声明文:憲法9条を世界の宝に
 「憲法9条をノーベル平和賞に推す神戸の会」                                  2014年10月10日
 今回,残念ながら,ノーベル平和賞を受賞するにはいたりませんでした。「憲法9条をノーベル平和賞に推す神戸の会」は,これまで運動を展開してきた民の願いがさらに発展していくことを信じてやみません。
  日本だけでも約310万人,アジアでは2,000万人以上の犠牲を経て,私たちは日本国憲法を手にしました。1945年8月に日本が受諾したポツダム宣言 は,戦後日本の原点であり,そこには日本からの軍国主義の払拭と戦後日本における民主主義の確立が表明されています。日本国憲法の前文は,「日本国民は, 恒久の平和を念願し,人間相互の関係を支配する崇高な理想を深く自覚」するとともに,「全世界の国民が」「平和のうちに生存する権利を有すること」を宣言 しました。そして,本文の第9条で,戦争の放棄,権力の不保持,交戦権の否認を高らかに規定しました。

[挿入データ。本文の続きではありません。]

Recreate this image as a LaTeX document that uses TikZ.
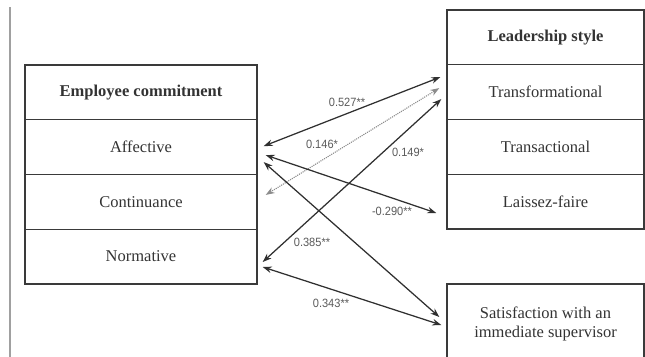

  その後の冷戦時代を経て,ソ連崩壊後の 現在においても,国際紛争や民族間の争いをもっぱら武力によって解決しようとする試みが,繰り返しなされてきました。その結果,暴力による威嚇や武力行使 が,より大きな暴力を引き起こし,より大きな紛争の火種となってきたのが歴史の教える事実であります。そして現在も地球上の各地で争いの絶えることがあり ません。
 日本の歴代の政府は種々の誓約を行ってきました。第1に,非核3原則です。第2に,武器輸出3原則とそれを拡充した武器輸出に 関する政府統一方針です。第3は,防衛予算GNP比1%枠の厳守です。第4は,海外派兵の禁止です。第5は,憲法第9条の下において,集団的自衛権の行使 は認められないと表明したことです。第6は,閣議決定として徴兵制は認められないとしたことです。
 その後,政府の施策運用の中で,以上の原則は空洞化されたり骨抜きにされたりしてきました。しかし,戦後の日本国民が一度も戦争を行わなかったのは,憲法第9条の存在が大きな要因であると考えます。
  日本は,ヒロシマ,ナガサキへの原爆投下に引き続き,今また,東京電力福島第一原子力発電所の事故の影響下にあり,核によって呻いています。今年,原爆の 犠牲者を偲ぶ日本の首相の声明には,無視できない変化がありました。戦後一貫して「私たち日本人は唯一の被爆国民」としていた部分が「惨禍を体験した我が 国」に変わったのです。「民」が消え去り,「国」が前面に出て来たことは象徴的です。この首相の下で,特定秘密保護法が成立し,集団的自衛権を認める国に 変貌した日本は,「戦争のできる国」に変わりつつあります。
 思い返せば,1789年のフランスの人権宣言や,1776年のアメリカ独立宣言も,長い年月をかけてその地に生きる民の生き方に定着してきたものであることを思います。